The trick for conducting inference under the ABC paradigm is to replace the true posterior with an approximation based on the comparison of simulated (mock) datasets generated under a range of input parameters (drawn or weighted in proportion to their prior density) against the observed dataset, accepting only those input parameters producing sufficiently ‘close’ matches as ABC posterior draws.  Of course, the metric of comparison requires careful definition: typically a Euclidean distance is used in a lower dimensional space corresponding to the range of summary statistics for the true data (see e.g. Nunes & Balding 2010).  In the typical situation that we lack sufficient statistics for our model the choice of summary statistic needs careful consideration, and there exist a number of schemes proposing principled methods of construction (e.g. Fearnhead & Prangle 2012, Aeschbacher et al. 2012).  Key techniques for exploration of the ABC posterior include SMC ABC (Del Moral et al. 2011, Toni et al. 2009Drovandi & Pettitt 2010), and ABC MCMC (Marjoram 2003; though note that the 1-hit approach of Lee et al. [see discussion here] provides ‘better’ convergence to stationarity; Lee & Latuszynski 2012).

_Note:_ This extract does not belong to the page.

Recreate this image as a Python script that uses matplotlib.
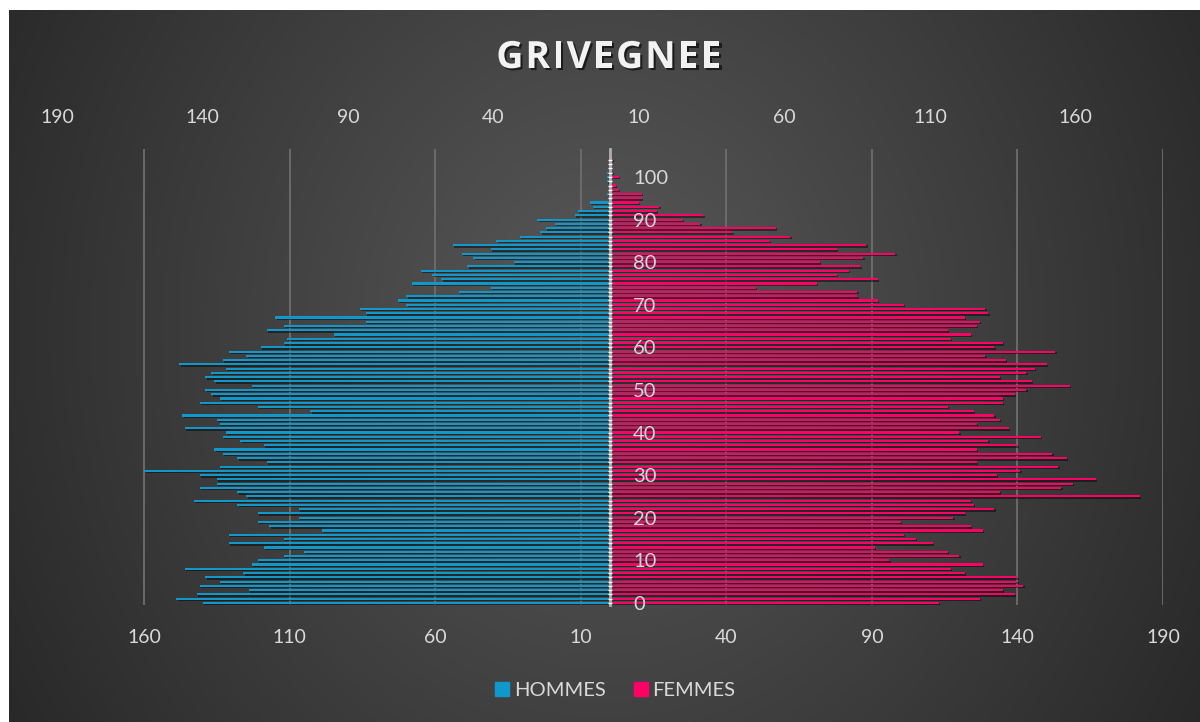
import numpy as np
import matplotlib.pyplot as plt
import matplotlib.patheffects as pe
from matplotlib.lines import Line2D

# Données : population par âge (0 à 104 ans)
ages = np.arange(0, 105)
hommes = [140, 149, 142, 124, 141, 134, 139, 126, 146, 123,
          121, 112, 105, 119, 131, 112, 131, 99, 117, 121,
          107, 121, 107, 128, 143, 125, 128, 141, 135, 135,
          141, 160, 134, 118, 128, 133, 136, 119, 127, 133,
          132, 146, 134, 135, 147, 103, 121, 141, 134, 137,
          139, 123, 136, 139, 137, 132, 148, 133, 125, 131,
          120, 112, 111, 95, 118, 112, 84, 115, 84, 86,
          70, 73, 70, 52, 41, 68, 58, 61, 65, 49,
          33, 47, 51, 41, 54, 39, 31, 24, 22, 19,
          25, 12, 11, 6, 7, 0, 1, 0, 0, 1,
          1, 1, 0, 0, 0]
femmes = [113, 127, 139, 135, 142, 140, 140, 122, 117, 128,
          96, 120, 116, 91, 111, 105, 101, 128, 124, 100,
          118, 122, 132, 125, 124, 182, 134, 155, 159, 167,
          133, 141, 154, 126, 157, 152, 126, 140, 130, 148,
          120, 137, 126, 134, 132, 125, 116, 135, 135, 139,
          143, 158, 145, 134, 143, 146, 150, 136, 129, 153,
          132, 135, 117, 124, 116, 126, 127, 122, 130, 129,
          101, 92, 85, 85, 50, 71, 92, 78, 82, 86,
          72, 87, 98, 78, 88, 55, 62, 42, 57, 31,
          25, 32, 16, 17, 10, 11, 11, 3, 2, 0,
          3, 1, 0, 0, 1]

ticks_bas = [-160, -110, -60, -10, 40, 90, 140, 190]
ticks_haut = [-190, -140, -90, -40, 10, 60, 110, 160]
ticks_age = list(range(0, 101, 10))
titre = 'GRIVEGNEE'

bleu = '#0e98cc'
rose = '#ff0066'
gris_txt = '#d9d9d9'

plt.rcParams['font.family'] = ['Lato', 'DejaVu Sans']

W, H = 1200, 722
fig = plt.figure(figsize=(W / 100, H / 100), dpi=100, facecolor='white')

# fond en dégradé radial
bg = fig.add_axes([9 / W, 0, 1 - 9 / W, 1 - 10 / H])
yy, xx = np.mgrid[-1:1:300j, -1:1:500j]
r = np.sqrt(0.9 * xx ** 2 + 0.25 * (yy + 0.1) ** 2)
v = np.clip(89 - 44 * r, 38, 90) / 255
bg.imshow(np.dstack([v, v, v]), aspect='auto', extent=[0, 1, 0, 1])
bg.axis('off')

# zone du graphique
left, right = 57 / W, 1163 / W
bottom, top = (H - 605) / H, (H - 149.3) / H
ax = fig.add_axes([left, bottom, right - left, top - bottom])
ax.patch.set_alpha(0)

ombre = [pe.SimplePatchShadow(offset=(1, -1), shadow_rgbFace='black', alpha=0.45), pe.Normal()]
b1 = ax.barh(ages, -np.array(hommes), height=0.5, color=bleu, zorder=2)
b2 = ax.barh(ages, femmes, height=0.5, color=rose, zorder=2)
for p in list(b1) + list(b2):
    p.set_path_effects(ombre)

ax.set_xlim(-190, 190)
ax.set_ylim(-0.5, 106.5)

# axe bas
ax.set_xticks(ticks_bas)
ax.set_xticklabels([str(abs(t)) for t in ticks_bas])
ax.tick_params(axis='x', length=0, pad=17, labelsize=14, labelcolor=gris_txt)
ax.grid(axis='x', color='#6e6e6e', lw=1.3)
ax.set_axisbelow(True)

# axe haut
sec = ax.secondary_xaxis('top')
sec.set_xticks(ticks_haut)
sec.set_xticklabels([str(abs(t)) for t in ticks_haut])
sec.tick_params(axis='x', length=0, pad=17, labelsize=14, labelcolor=gris_txt)
for s in sec.spines.values():
    s.set_visible(False)

# axe des âges au centre
for k in ['left', 'top', 'bottom']:
    ax.spines[k].set_visible(False)
ax.spines['right'].set_position(('data', 0))
ax.spines['right'].set_color('#b0b0b0')
ax.spines['right'].set_linewidth(2)
ax.yaxis.set_ticks_position('right')
ax.yaxis.set_zorder(5)
ax.set_yticks(ticks_age)
ax.set_yticks(ages, minor=True)
ax.tick_params(axis='y', which='both', direction='inout', length=3, width=1, color='white')
ax.tick_params(axis='y', which='major', pad=15, labelsize=14.5, labelcolor=gris_txt)

# titre, lettre par lettre pour l'espacement
rend = fig.canvas.get_renderer()
style = dict(fontsize=27, fontweight='bold', color='#f2f2f2', family=['Open Sans', 'DejaVu Sans'],
             va='center', ha='left')
largeurs = []
for c in titre:
    t = fig.text(0, 0, c, **style)
    largeurs.append(t.get_window_extent(rend).width)
    t.remove()
espace = 2.0
total = sum(largeurs) + espace * (len(titre) - 1)
x0 = 609 - total / 2
for c, w in zip(titre, largeurs):
    fig.text(x0 / W, 1 - 58 / H, c, **style,
             path_effects=[pe.withSimplePatchShadow(offset=(1.5, -1.5), shadow_rgbFace='black', alpha=0.6)])
    x0 += w + espace

# légende
handles = [Line2D([], [], marker='s', ls='none', color=bleu, markersize=10),
           Line2D([], [], marker='s', ls='none', color=rose, markersize=10)]
leg = fig.legend(handles, ['HOMMES', 'FEMMES'], loc='center', bbox_to_anchor=(614 / W, 1 - 690 / H),
                 ncol=2, frameon=False, fontsize=14.5, handletextpad=0.1, columnspacing=1.2,
                 handlelength=1.0)
for t in leg.get_texts():
    t.set_color(gris_txt)

fig.savefig('out.png', dpi=100, facecolor='white')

For some models the posterior might be more like ‘one and a half times’ intractable in that we can write down the likelihood function conditional upon some vector of auxiliary variables with doubly intractable likelihood; in which case the thresholding procedure of ABC may be dispensed with but the key step of simulation-based inference remains.  The resulting pseudo-marginal methodology (Andrieu & Roberts 2009, Andrieu & Vihola 2012) shares many of the design concerns of ABC algorithms, and provides important solutions for much the same type of applied statistics problems (e.g. Stramer & Bognar 2011).

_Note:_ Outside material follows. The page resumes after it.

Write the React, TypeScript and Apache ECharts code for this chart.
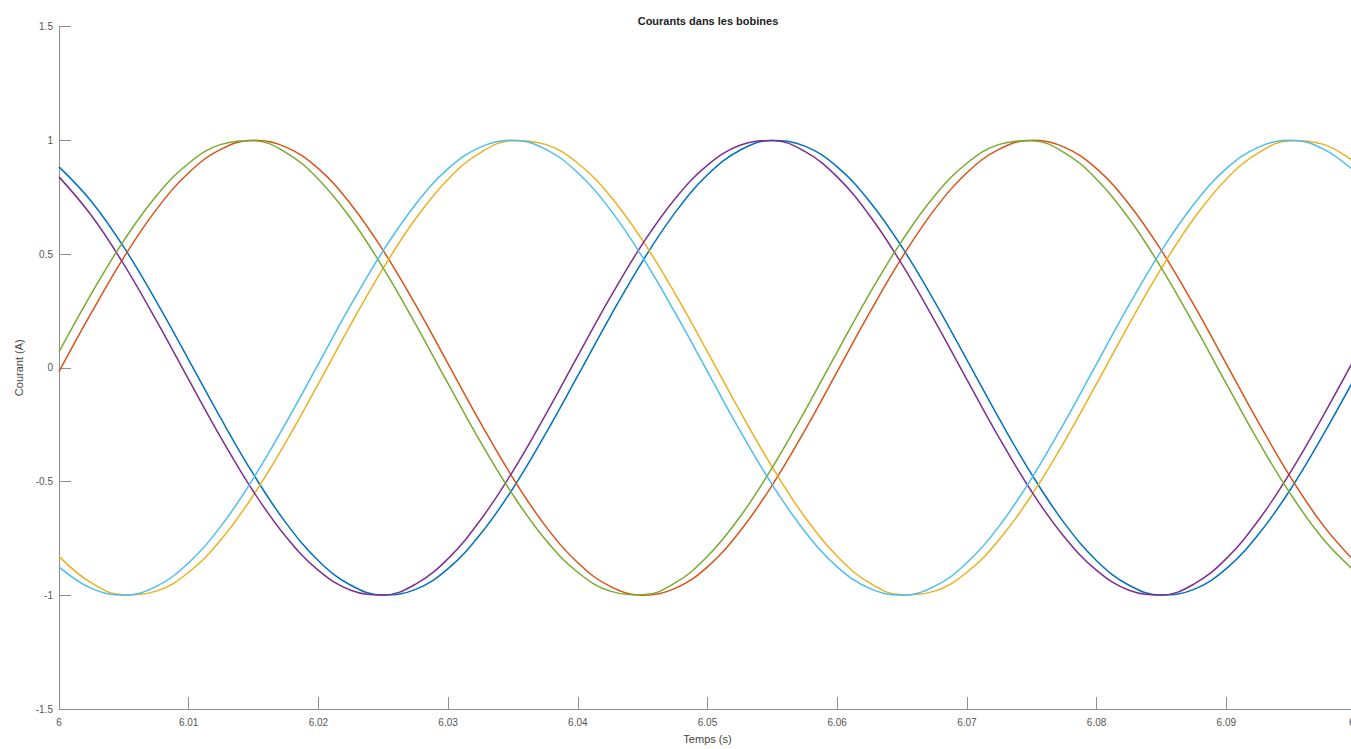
import React, { useEffect, useRef } from "react";
import * as echarts from "echarts";

const times = [
  6, 6.0025, 6.005, 6.0075, 6.01, 6.0125, 6.015, 6.0175, 6.02, 6.0225,
  6.025, 6.0275, 6.03, 6.0325, 6.035, 6.0375, 6.04, 6.0425, 6.045, 6.0475,
  6.05, 6.0525, 6.055, 6.0575, 6.06, 6.0625, 6.065, 6.0675, 6.07, 6.0725,
  6.075, 6.0775, 6.08, 6.0825, 6.085, 6.0875, 6.09, 6.0925, 6.095, 6.0975, 6.1,
];

const blueValues = [
  0.883, 0.731, 0.53, 0.292, 0.035, -0.225, -0.469, -0.682, -0.848, -0.956,
  -0.999, -0.974, -0.883, -0.731, -0.53, -0.292, -0.035, 0.225, 0.469, 0.682,
  0.848, 0.956, 0.999, 0.974, 0.883, 0.731, 0.53, 0.292, 0.035, -0.225,
  -0.469, -0.682, -0.848, -0.956, -0.999, -0.974, -0.883, -0.731, -0.53, -0.292, -0.035,
];

const orangeValues = [
  -0.017, 0.242, 0.485, 0.695, 0.857, 0.961, 1.0, 0.97, 0.875, 0.719,
  0.515, 0.276, 0.017, -0.242, -0.485, -0.695, -0.857, -0.961, -1.0, -0.97,
  -0.875, -0.719, -0.515, -0.276, -0.017, 0.242, 0.485, 0.695, 0.857, 0.961,
  1.0, 0.97, 0.875, 0.719, 0.515, 0.276, 0.017, -0.242, -0.485, -0.695, -0.857,
];

const yellowValues = [
  -0.829, -0.946, -0.998, -0.982, -0.899, -0.755, -0.559, -0.326, -0.07, 0.191,
  0.438, 0.656, 0.829, 0.946, 0.998, 0.982, 0.899, 0.755, 0.559, 0.326,
  0.07, -0.191, -0.438, -0.656, -0.829, -0.946, -0.998, -0.982, -0.899, -0.755,
  -0.559, -0.326, -0.07, 0.191, 0.438, 0.656, 0.829, 0.946, 0.998, 0.982, 0.899,
];

const purpleValues = [
  0.839, 0.669, 0.454, 0.208, -0.052, -0.309, -0.545, -0.743, -0.891, -0.978,
  -0.999, -0.951, -0.839, -0.669, -0.454, -0.208, 0.052, 0.309, 0.545, 0.743,
  0.891, 0.978, 0.999, 0.951, 0.839, 0.669, 0.454, 0.208, -0.052, -0.309,
  -0.545, -0.743, -0.891, -0.978, -0.999, -0.951, -0.839, -0.669, -0.454, -0.208, 0.052,
];

const greenValues = [
  0.07, 0.326, 0.559, 0.755, 0.899, 0.982, 0.998, 0.946, 0.829, 0.656,
  0.438, 0.191, -0.07, -0.326, -0.559, -0.755, -0.899, -0.982, -0.998, -0.946,
  -0.829, -0.656, -0.438, -0.191, 0.07, 0.326, 0.559, 0.755, 0.899, 0.982,
  0.998, 0.946, 0.829, 0.656, 0.438, 0.191, -0.07, -0.326, -0.559, -0.755, -0.899,
];

const cyanValues = [
  -0.875, -0.97, -1.0, -0.961, -0.857, -0.695, -0.485, -0.242, 0.017, 0.276,
  0.515, 0.719, 0.875, 0.97, 1.0, 0.961, 0.857, 0.695, 0.485, 0.242,
  -0.017, -0.276, -0.515, -0.719, -0.875, -0.97, -1.0, -0.961, -0.857, -0.695,
  -0.485, -0.242, 0.017, 0.276, 0.515, 0.719, 0.875, 0.97, 1.0, 0.961, 0.857,
];

const seriesNames = ["i1", "i2", "i3", "i4", "i5", "i6"];
const seriesColors = ["#0072BD", "#D95319", "#EDB120", "#7E2F8E", "#77AC30", "#4DBEEE"];
const seriesValues = [blueValues, orangeValues, yellowValues, purpleValues, greenValues, cyanValues];

const FONT = "'Liberation Sans', Arial, sans-serif";

export default function App() {
  const ref = useRef<HTMLDivElement>(null);

  useEffect(() => {
    if (!ref.current) return;
    const chart = echarts.init(ref.current, undefined, { renderer: "svg" });
    const axisLineColor = "#8f8f8f";
    const labelColor = "#555";
    chart.setOption({
      animation: false,
      backgroundColor: "#fff",
      title: {
        text: "Courants dans les bobines",
        left: "center",
        top: 10,
        textStyle: { fontFamily: FONT, fontSize: 11, fontWeight: "bold", color: "#222" },
      },
      grid: { left: 59, right: 60, top: 26.5, bottom: 39.5, containLabel: false },
      xAxis: {
        type: "value",
        min: 6,
        max: 6.1,
        interval: 0.01,
        name: "Temps (s)",
        nameLocation: "middle",
        nameGap: 24,
        nameTextStyle: { fontFamily: FONT, fontSize: 11, color: "#444" },
        axisLine: { show: true, onZero: false, lineStyle: { color: axisLineColor, width: 1 } },
        axisTick: { show: true, inside: true, length: 12, lineStyle: { color: axisLineColor } },
        axisLabel: {
          fontFamily: FONT,
          fontSize: 10,
          color: labelColor,
          margin: 8,
          formatter: (v: number) => String(Number(v.toFixed(2))),
        },
        splitLine: { show: false },
      },
      yAxis: {
        type: "value",
        min: -1.5,
        max: 1.5,
        interval: 0.5,
        name: "Courant (A)",
        nameLocation: "middle",
        nameGap: 31,
        nameRotate: 90,
        nameTextStyle: { fontFamily: FONT, fontSize: 11, color: "#444" },
        axisLine: { show: true, onZero: false, lineStyle: { color: axisLineColor, width: 1 } },
        axisTick: { show: true, inside: true, length: 12, lineStyle: { color: axisLineColor } },
        axisLabel: { fontFamily: FONT, fontSize: 10, color: labelColor, margin: 6 },
        splitLine: { show: false },
      },
      series: seriesValues.map((vals, i) => ({
        name: seriesNames[i],
        type: "line",
        data: times.map((t, k) => [t, vals[k]]),
        showSymbol: false,
        smooth: 0.4,
        clip: true,
        lineStyle: { color: seriesColors[i], width: 1.5 },
        itemStyle: { color: seriesColors[i] },
      })),
    });
    return () => chart.dispose();
  }, []);

  return (
    <div
      style={{
        position: "fixed",
        left: 0,
        top: 0,
        width: 1351,
        height: 749,
        overflow: "hidden",
        background: "#fff",
      }}
    >
      <div ref={ref} style={{ width: 1416, height: 749 }} />
    </div>
  );
}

Notes/References.  Recently both myself (see Cameron & Pettitt 2012) and Weyant et al. 2012 have presented novel applications of ABC to astronomical model analysis: in my case the subject was galaxy evolution and in Anja’s case it was cosmological parameter estimation from supernova data.  There have also been a number of astronomical papers proposing ad hoc methods quite similar to ABC, including e.g. Vaughan et al. 2003 for X-ray light curve analysis and Kashyap et al. 2002 in the study of stellar flares—which may give some further insight into the types of astronomical problems amenable to ABC.  Likewise, there have been numerous “pseudo-pseudo-marginal” applications in astronomy as well: a good example is the stellar cluster modelling (with IMF stochastic sampling) by Fouesneau  & Lancon 2009.